[Begin GIVEN DATA]
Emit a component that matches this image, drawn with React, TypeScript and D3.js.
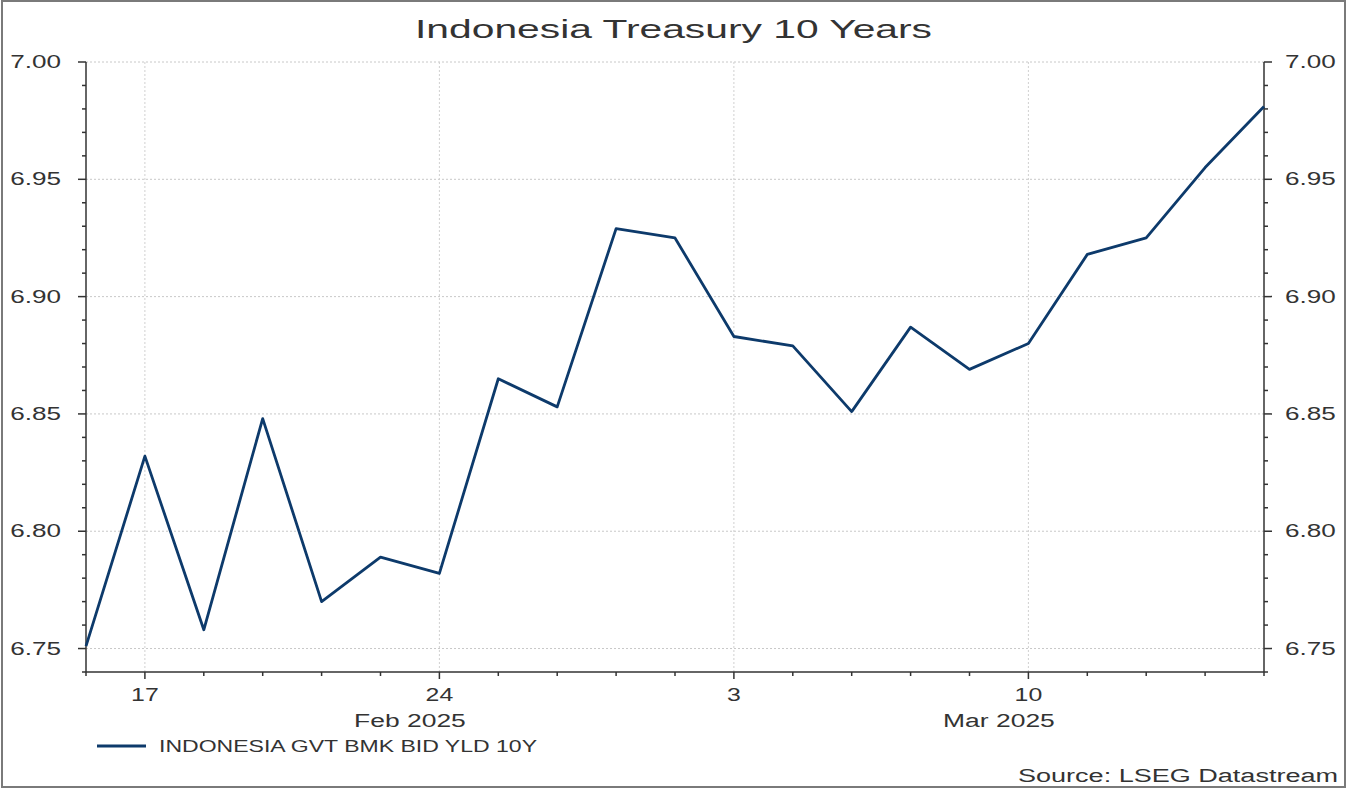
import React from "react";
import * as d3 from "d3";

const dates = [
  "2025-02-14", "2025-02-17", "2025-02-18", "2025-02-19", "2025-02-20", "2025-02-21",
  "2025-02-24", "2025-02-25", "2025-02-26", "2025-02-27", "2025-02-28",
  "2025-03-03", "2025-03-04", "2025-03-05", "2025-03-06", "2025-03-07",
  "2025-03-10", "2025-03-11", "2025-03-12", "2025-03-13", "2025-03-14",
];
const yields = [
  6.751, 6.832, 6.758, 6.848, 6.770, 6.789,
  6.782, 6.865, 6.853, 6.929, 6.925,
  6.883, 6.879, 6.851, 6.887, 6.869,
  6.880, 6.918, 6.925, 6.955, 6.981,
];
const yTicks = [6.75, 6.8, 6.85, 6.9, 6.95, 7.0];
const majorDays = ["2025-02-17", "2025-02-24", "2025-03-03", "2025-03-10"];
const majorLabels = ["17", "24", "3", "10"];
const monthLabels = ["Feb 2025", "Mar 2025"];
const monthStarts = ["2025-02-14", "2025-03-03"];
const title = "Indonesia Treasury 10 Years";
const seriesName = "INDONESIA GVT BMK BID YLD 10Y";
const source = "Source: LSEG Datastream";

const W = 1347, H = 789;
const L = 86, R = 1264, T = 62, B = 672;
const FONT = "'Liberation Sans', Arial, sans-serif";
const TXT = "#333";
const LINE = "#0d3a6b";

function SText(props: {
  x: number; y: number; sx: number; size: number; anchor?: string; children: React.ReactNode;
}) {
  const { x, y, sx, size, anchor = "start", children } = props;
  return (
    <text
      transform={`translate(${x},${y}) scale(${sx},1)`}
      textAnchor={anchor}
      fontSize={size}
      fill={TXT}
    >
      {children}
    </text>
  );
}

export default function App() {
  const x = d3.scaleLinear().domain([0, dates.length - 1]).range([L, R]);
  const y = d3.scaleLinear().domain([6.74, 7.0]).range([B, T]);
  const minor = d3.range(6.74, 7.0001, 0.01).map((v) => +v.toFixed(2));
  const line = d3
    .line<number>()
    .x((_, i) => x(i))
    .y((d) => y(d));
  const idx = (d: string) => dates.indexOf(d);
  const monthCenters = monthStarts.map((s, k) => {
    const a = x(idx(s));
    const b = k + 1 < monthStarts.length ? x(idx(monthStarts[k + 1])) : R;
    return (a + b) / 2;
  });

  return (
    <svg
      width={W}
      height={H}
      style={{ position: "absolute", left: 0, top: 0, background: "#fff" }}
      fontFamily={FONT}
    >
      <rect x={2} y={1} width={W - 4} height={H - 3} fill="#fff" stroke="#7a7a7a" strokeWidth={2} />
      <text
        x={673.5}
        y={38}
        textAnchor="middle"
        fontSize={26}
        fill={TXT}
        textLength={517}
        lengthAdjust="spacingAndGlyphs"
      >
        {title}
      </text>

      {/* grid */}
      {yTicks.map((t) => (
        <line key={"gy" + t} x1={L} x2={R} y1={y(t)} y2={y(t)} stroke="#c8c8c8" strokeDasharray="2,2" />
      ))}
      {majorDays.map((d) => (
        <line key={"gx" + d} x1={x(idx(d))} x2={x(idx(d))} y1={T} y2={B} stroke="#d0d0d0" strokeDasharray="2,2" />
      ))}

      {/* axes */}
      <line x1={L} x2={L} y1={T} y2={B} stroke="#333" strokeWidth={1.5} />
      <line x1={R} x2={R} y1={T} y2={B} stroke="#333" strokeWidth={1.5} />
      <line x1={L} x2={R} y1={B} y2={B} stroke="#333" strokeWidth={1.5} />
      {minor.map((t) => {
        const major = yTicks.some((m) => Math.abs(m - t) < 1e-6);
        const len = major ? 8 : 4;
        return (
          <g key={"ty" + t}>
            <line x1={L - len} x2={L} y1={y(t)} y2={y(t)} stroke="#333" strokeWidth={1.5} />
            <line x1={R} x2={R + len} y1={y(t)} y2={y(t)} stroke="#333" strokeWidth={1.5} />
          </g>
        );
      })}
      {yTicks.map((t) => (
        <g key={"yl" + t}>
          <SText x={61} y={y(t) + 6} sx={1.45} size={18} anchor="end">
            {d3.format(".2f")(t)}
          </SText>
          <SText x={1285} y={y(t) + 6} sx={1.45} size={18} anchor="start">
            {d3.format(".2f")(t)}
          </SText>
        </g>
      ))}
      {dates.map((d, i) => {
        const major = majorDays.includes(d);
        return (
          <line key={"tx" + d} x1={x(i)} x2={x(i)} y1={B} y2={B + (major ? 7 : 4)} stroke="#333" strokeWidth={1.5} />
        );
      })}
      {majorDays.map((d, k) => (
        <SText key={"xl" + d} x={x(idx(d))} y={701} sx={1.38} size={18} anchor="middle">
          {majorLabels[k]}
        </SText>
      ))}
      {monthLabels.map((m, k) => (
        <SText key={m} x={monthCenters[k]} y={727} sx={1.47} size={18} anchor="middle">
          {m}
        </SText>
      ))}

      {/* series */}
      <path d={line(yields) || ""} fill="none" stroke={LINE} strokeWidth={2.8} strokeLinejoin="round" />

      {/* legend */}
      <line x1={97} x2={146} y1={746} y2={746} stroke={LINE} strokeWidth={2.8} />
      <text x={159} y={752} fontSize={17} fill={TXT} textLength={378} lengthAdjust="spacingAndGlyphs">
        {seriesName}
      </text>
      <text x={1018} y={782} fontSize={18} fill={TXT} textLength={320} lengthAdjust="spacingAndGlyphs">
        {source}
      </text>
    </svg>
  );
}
[End GIVEN DATA]
INSTRUCTIONS FOR THE TASK: The listing above must be printed again exactly, minus its pictures.

SOLUTION:
Emit a component that matches this image, drawn with React, TypeScript and D3.js.
import React from "react";
import * as d3 from "d3";

const dates = [
  "2025-02-14", "2025-02-17", "2025-02-18", "2025-02-19", "2025-02-20", "2025-02-21",
  "2025-02-24", "2025-02-25", "2025-02-26", "2025-02-27", "2025-02-28",
  "2025-03-03", "2025-03-04", "2025-03-05", "2025-03-06", "2025-03-07",
  "2025-03-10", "2025-03-11", "2025-03-12", "2025-03-13", "2025-03-14",
];
const yields = [
  6.751, 6.832, 6.758, 6.848, 6.770, 6.789,
  6.782, 6.865, 6.853, 6.929, 6.925,
  6.883, 6.879, 6.851, 6.887, 6.869,
  6.880, 6.918, 6.925, 6.955, 6.981,
];
const yTicks = [6.75, 6.8, 6.85, 6.9, 6.95, 7.0];
const majorDays = ["2025-02-17", "2025-02-24", "2025-03-03", "2025-03-10"];
const majorLabels = ["17", "24", "3", "10"];
const monthLabels = ["Feb 2025", "Mar 2025"];
const monthStarts = ["2025-02-14", "2025-03-03"];
const title = "Indonesia Treasury 10 Years";
const seriesName = "INDONESIA GVT BMK BID YLD 10Y";
const source = "Source: LSEG Datastream";

const W = 1347, H = 789;
const L = 86, R = 1264, T = 62, B = 672;
const FONT = "'Liberation Sans', Arial, sans-serif";
const TXT = "#333";
const LINE = "#0d3a6b";

function SText(props: {
  x: number; y: number; sx: number; size: number; anchor?: string; children: React.ReactNode;
}) {
  const { x, y, sx, size, anchor = "start", children } = props;
  return (
    <text
      transform={`translate(${x},${y}) scale(${sx},1)`}
      textAnchor={anchor}
      fontSize={size}
      fill={TXT}
    >
      {children}
    </text>
  );
}

export default function App() {
  const x = d3.scaleLinear().domain([0, dates.length - 1]).range([L, R]);
  const y = d3.scaleLinear().domain([6.74, 7.0]).range([B, T]);
  const minor = d3.range(6.74, 7.0001, 0.01).map((v) => +v.toFixed(2));
  const line = d3
    .line<number>()
    .x((_, i) => x(i))
    .y((d) => y(d));
  const idx = (d: string) => dates.indexOf(d);
  const monthCenters = monthStarts.map((s, k) => {
    const a = x(idx(s));
    const b = k + 1 < monthStarts.length ? x(idx(monthStarts[k + 1])) : R;
    return (a + b) / 2;
  });

  return (
    <svg
      width={W}
      height={H}
      style={{ position: "absolute", left: 0, top: 0, background: "#fff" }}
      fontFamily={FONT}
    >
      <rect x={2} y={1} width={W - 4} height={H - 3} fill="#fff" stroke="#7a7a7a" strokeWidth={2} />
      <text
        x={673.5}
        y={38}
        textAnchor="middle"
        fontSize={26}
        fill={TXT}
        textLength={517}
        lengthAdjust="spacingAndGlyphs"
      >
        {title}
      </text>

      {/* grid */}
      {yTicks.map((t) => (
        <line key={"gy" + t} x1={L} x2={R} y1={y(t)} y2={y(t)} stroke="#c8c8c8" strokeDasharray="2,2" />
      ))}
      {majorDays.map((d) => (
        <line key={"gx" + d} x1={x(idx(d))} x2={x(idx(d))} y1={T} y2={B} stroke="#d0d0d0" strokeDasharray="2,2" />
      ))}

      {/* axes */}
      <line x1={L} x2={L} y1={T} y2={B} stroke="#333" strokeWidth={1.5} />
      <line x1={R} x2={R} y1={T} y2={B} stroke="#333" strokeWidth={1.5} />
      <line x1={L} x2={R} y1={B} y2={B} stroke="#333" strokeWidth={1.5} />
      {minor.map((t) => {
        const major = yTicks.some((m) => Math.abs(m - t) < 1e-6);
        const len = major ? 8 : 4;
        return (
          <g key={"ty" + t}>
            <line x1={L - len} x2={L} y1={y(t)} y2={y(t)} stroke="#333" strokeWidth={1.5} />
            <line x1={R} x2={R + len} y1={y(t)} y2={y(t)} stroke="#333" strokeWidth={1.5} />
          </g>
        );
      })}
      {yTicks.map((t) => (
        <g key={"yl" + t}>
          <SText x={61} y={y(t) + 6} sx={1.45} size={18} anchor="end">
            {d3.format(".2f")(t)}
          </SText>
          <SText x={1285} y={y(t) + 6} sx={1.45} size={18} anchor="start">
            {d3.format(".2f")(t)}
          </SText>
        </g>
      ))}
      {dates.map((d, i) => {
        const major = majorDays.includes(d);
        return (
          <line key={"tx" + d} x1={x(i)} x2={x(i)} y1={B} y2={B + (major ? 7 : 4)} stroke="#333" strokeWidth={1.5} />
        );
      })}
      {majorDays.map((d, k) => (
        <SText key={"xl" + d} x={x(idx(d))} y={701} sx={1.38} size={18} anchor="middle">
          {majorLabels[k]}
        </SText>
      ))}
      {monthLabels.map((m, k) => (
        <SText key={m} x={monthCenters[k]} y={727} sx={1.47} size={18} anchor="middle">
          {m}
        </SText>
      ))}

      {/* series */}
      <path d={line(yields) || ""} fill="none" stroke={LINE} strokeWidth={2.8} strokeLinejoin="round" />

      {/* legend */}
      <line x1={97} x2={146} y1={746} y2={746} stroke={LINE} strokeWidth={2.8} />
      <text x={159} y={752} fontSize={17} fill={TXT} textLength={378} lengthAdjust="spacingAndGlyphs">
        {seriesName}
      </text>
      <text x={1018} y={782} fontSize={18} fill={TXT} textLength={320} lengthAdjust="spacingAndGlyphs">
        {source}
      </text>
    </svg>
  );
}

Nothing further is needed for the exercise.